--- Data records ---
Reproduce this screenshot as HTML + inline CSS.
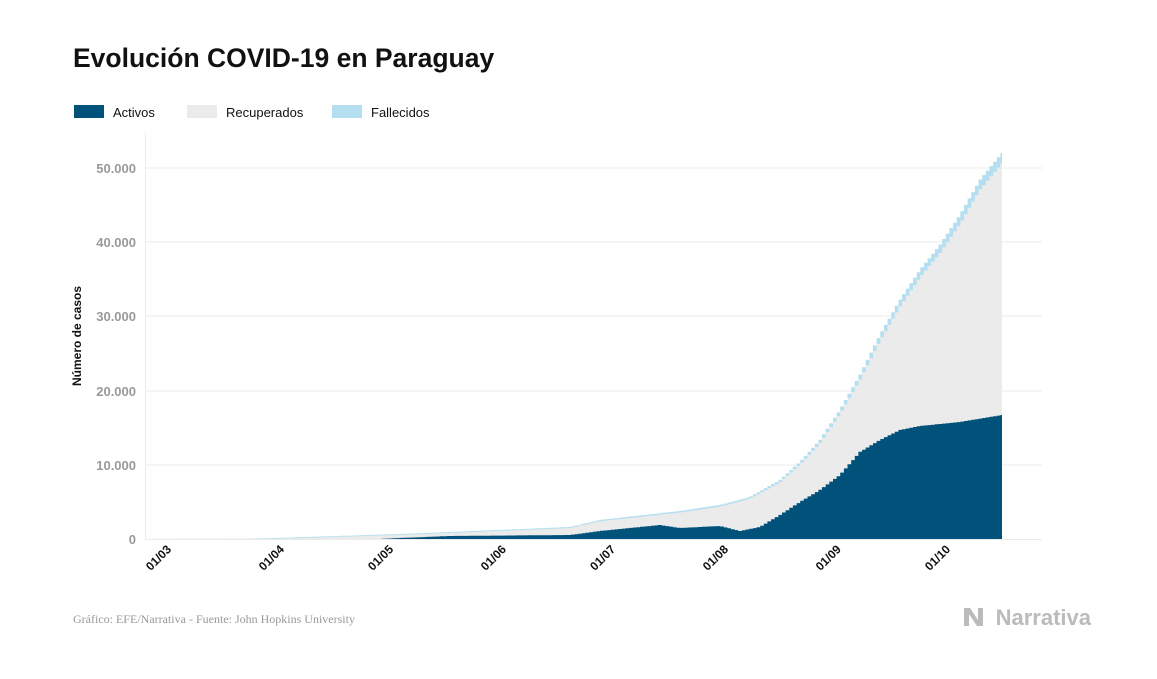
<!DOCTYPE html>
<html><head><meta charset="utf-8"><style>
body{margin:0;background:#fff;width:1157px;height:674px;overflow:hidden;font-family:"Liberation Sans",sans-serif;}
</style></head><body>
<svg width="1157" height="674" xmlns="http://www.w3.org/2000/svg" font-family="Liberation Sans, sans-serif">
<text x="73" y="67" font-size="26.5" font-weight="bold" fill="#111">Evolución COVID-19 en Paraguay</text>
<rect x="74" y="105" width="30" height="13" fill="#00527a"/>
<text x="113" y="117" font-size="13" fill="#111">Activos</text>
<rect x="187" y="105" width="30" height="13" fill="#ebebeb"/>
<text x="226" y="117" font-size="13" fill="#111">Recuperados</text>
<rect x="332" y="105" width="30" height="13" fill="#b5dff0"/>
<text x="371" y="117" font-size="13" fill="#111">Fallecidos</text>
<g stroke="#ebebeb" stroke-width="1">
<line x1="145" y1="168" x2="1042" y2="168"/><line x1="145" y1="242" x2="1042" y2="242"/>
<line x1="145" y1="316" x2="1042" y2="316"/><line x1="145" y1="391" x2="1042" y2="391"/>
<line x1="145" y1="465" x2="1042" y2="465"/><line x1="145" y1="539.5" x2="1042" y2="539.5"/>
<line x1="145.5" y1="133" x2="145.5" y2="539"/>
</g>
<g font-size="13" font-weight="bold" fill="#999" text-anchor="end">
<text x="136" y="173">50.000</text><text x="136" y="247">40.000</text><text x="136" y="321">30.000</text>
<text x="136" y="396">20.000</text><text x="136" y="470">10.000</text><text x="136" y="544">0</text>
</g>
<text transform="translate(81,336) rotate(-90)" font-size="12" font-weight="bold" fill="#111" text-anchor="middle">Número de casos</text>
<g id="chart"></g>
<g font-size="12" font-weight="bold" fill="#111" text-anchor="end" id="xl"></g>
<text x="73" y="623" font-size="12" fill="#999" font-family="Liberation Serif, serif">Gráfico: EFE/Narrativa - Fuente: John Hopkins University</text>
<text x="1091" y="625" font-size="22" font-weight="bold" fill="#bbb" text-anchor="end">Narrativa</text>
<path d="M964 608 L970 608 L978 620 L978 608 L983 608 L983 626 L977 626 L969 614 L969 626 L964 626Z" fill="#bbb"/>
</svg>
<script>
var T=[[145,539],[260,538.5],[400,534],[450,532],[570,527],[600,520],[680,511],[720,505],[750,497],[780,480],[800,462],[820,440],[840,410],[860,375],[880,335],[900,300],[920,270],[940,245],[960,215],[980,180],[1002,153]];
var A=[[145,539],[380,539],[400,538],[450,536],[570,535],[600,531],[660,525],[680,528],[720,526],[740,531],[760,527],[780,515],[800,502],[820,490],[840,475],[860,452],[880,440],[900,430],[920,426],[960,422],[1002,415]];
function f(P,x){for(var i=1;i<P.length;i++){if(x<=P[i][0]){var a=P[i-1],b=P[i];return a[1]+(b[1]-a[1])*(x-a[0])/(b[0]-a[0]);}}return P[P.length-1][1];}
function step(fn){var d="M145 539",s=3.64,x=145;while(x<1002){var y=fn(x+s/2).toFixed(1);var nx=Math.min(x+s,1002);d+=" L"+x.toFixed(1)+" "+y+" L"+nx.toFixed(1)+" "+y;x=nx;}return d+" L1002 539Z";}
var ns="http://www.w3.org/2000/svg",g=document.getElementById("chart");
function add(d,c){var p=document.createElementNS(ns,"path");p.setAttribute("d",d);p.setAttribute("fill",c);g.appendChild(p);}
add(step(function(x){return f(T,x);}),"#b5dff0");
add(step(function(x){var t=f(T,x);return t+(539-t)*0.025+(x>250?0.8:0);}),"#ebebeb");
add(step(function(x){return f(A,x);}),"#00527a");
var L=["01/03","01/04","01/05","01/06","01/07","01/08","01/09","01/10"],D=[0,31,61,92,122,153,184,214],xl=document.getElementById("xl");
for(var i=0;i<8;i++){var x=172+3.64*D[i];var t=document.createElementNS(ns,"text");t.setAttribute("transform","translate("+x+",550) rotate(-45)");t.textContent=L[i];xl.appendChild(t);}
</script>
</body></html>
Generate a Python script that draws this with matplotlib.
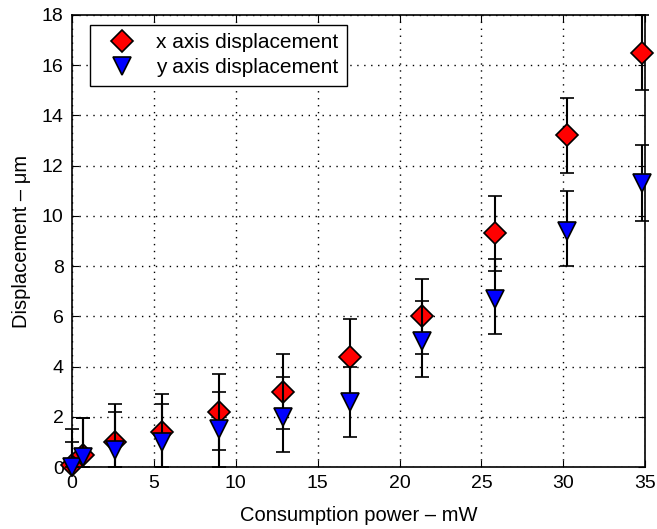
import numpy as np
import matplotlib.pyplot as plt

plt.rcParams['font.family'] = ['Liberation Sans', 'DejaVu Sans']

power = [0.0, 0.7, 2.6, 5.5, 9.0, 12.9, 17.0, 21.4, 25.8, 30.2, 34.8]

x_disp = [0.1, 0.5, 1.0, 1.4, 2.2, 3.0, 4.4, 6.0, 9.3, 13.2, 16.5]
x_low = [0.0, 0.0, 0.0, 0.0, 0.7, 1.5, 2.9, 4.5, 7.8, 11.7, 15.0]
x_high = [1.5, 1.95, 2.5, 2.9, 3.7, 4.5, 5.9, 7.5, 10.8, 14.7, 18.0]

y_disp = [0.0, 0.4, 0.7, 1.0, 1.5, 2.0, 2.6, 5.0, 6.7, 9.4, 11.3]
y_low = [0.0, 0.0, 0.0, 0.0, 0.0, 0.6, 1.2, 3.6, 5.3, 8.0, 9.8]
y_high = [1.0, 1.95, 2.2, 2.5, 3.0, 3.6, 4.0, 6.6, 8.3, 11.0, 12.8]

fig = plt.figure(figsize=(6.57, 5.29), dpi=100)
ax = fig.add_axes([0.1096, 0.117, 0.8724, 0.855])

xd = np.array(x_disp)
yd = np.array(y_disp)
xerr = [xd - np.array(x_low), np.array(x_high) - xd]
yerr = [yd - np.array(y_low), np.array(y_high) - yd]

ax.errorbar(power, x_disp, yerr=xerr, fmt='D', color='k', ecolor='k',
            mfc='red', mec='k', ms=11, mew=1.2, elinewidth=1.5, capsize=5,
            capthick=1.5, label='x axis displacement', clip_on=False, zorder=3)
ax.errorbar(power, y_disp, yerr=yerr, fmt='v', color='k', ecolor='k',
            mfc='blue', mec='k', ms=13.5, mew=1.2, elinewidth=1.5, capsize=5,
            capthick=1.5, label='y axis displacement', clip_on=False, zorder=4)

ax.set_xlim(0, 35)
ax.set_ylim(0, 18)
ax.set_xticks(np.arange(0, 36, 5))
ax.set_yticks(np.arange(0, 19, 2))
ax.grid(True, linestyle=(0, (1, 4)), color='k', linewidth=1)
ax.tick_params(direction='in', labelsize=14, top=True, right=True, length=5,
               pad=6)
for s in ax.spines.values():
    s.set_linewidth(1.2)

ax.set_xlabel('Consumption power \u2013 mW', fontsize=14.5, labelpad=10)
ax.set_ylabel('Displacement \u2013 \u03bcm', fontsize=14.5, labelpad=8)

handles, labels = ax.get_legend_handles_labels()
handles = [h[0] for h in handles]
ax.legend(handles, labels, loc='upper left', fontsize=15, frameon=True,
          fancybox=False, edgecolor='k', framealpha=1, borderpad=0.4,
          handletextpad=0.5, handlelength=2.3, labelspacing=0.3,
          borderaxespad=0, bbox_to_anchor=(0.031, 0.978))

fig.savefig('out.png', dpi=100)
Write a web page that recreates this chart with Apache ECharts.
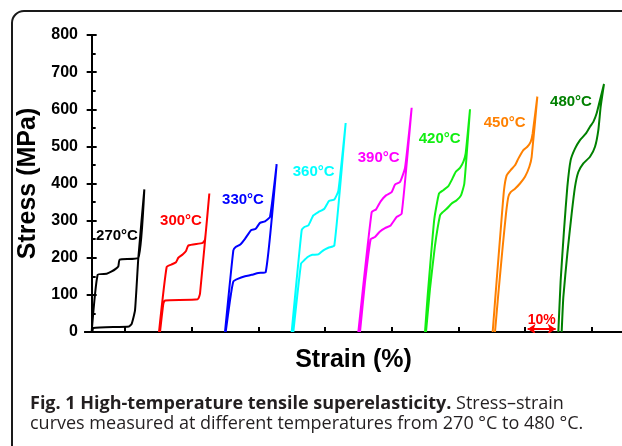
---
== Objective ==
Extract, without any images, the part of the material above that opens with the line containing "Generate a Python" and closes with the line containing "10.8, 14.7, 18.0]", both lines included.

== Answer to the exercise ==
Generate a Python script that draws this with matplotlib.
import numpy as np
import matplotlib.pyplot as plt

plt.rcParams['font.family'] = ['Liberation Sans', 'DejaVu Sans']

power = [0.0, 0.7, 2.6, 5.5, 9.0, 12.9, 17.0, 21.4, 25.8, 30.2, 34.8]

x_disp = [0.1, 0.5, 1.0, 1.4, 2.2, 3.0, 4.4, 6.0, 9.3, 13.2, 16.5]
x_low = [0.0, 0.0, 0.0, 0.0, 0.7, 1.5, 2.9, 4.5, 7.8, 11.7, 15.0]
x_high = [1.5, 1.95, 2.5, 2.9, 3.7, 4.5, 5.9, 7.5, 10.8, 14.7, 18.0]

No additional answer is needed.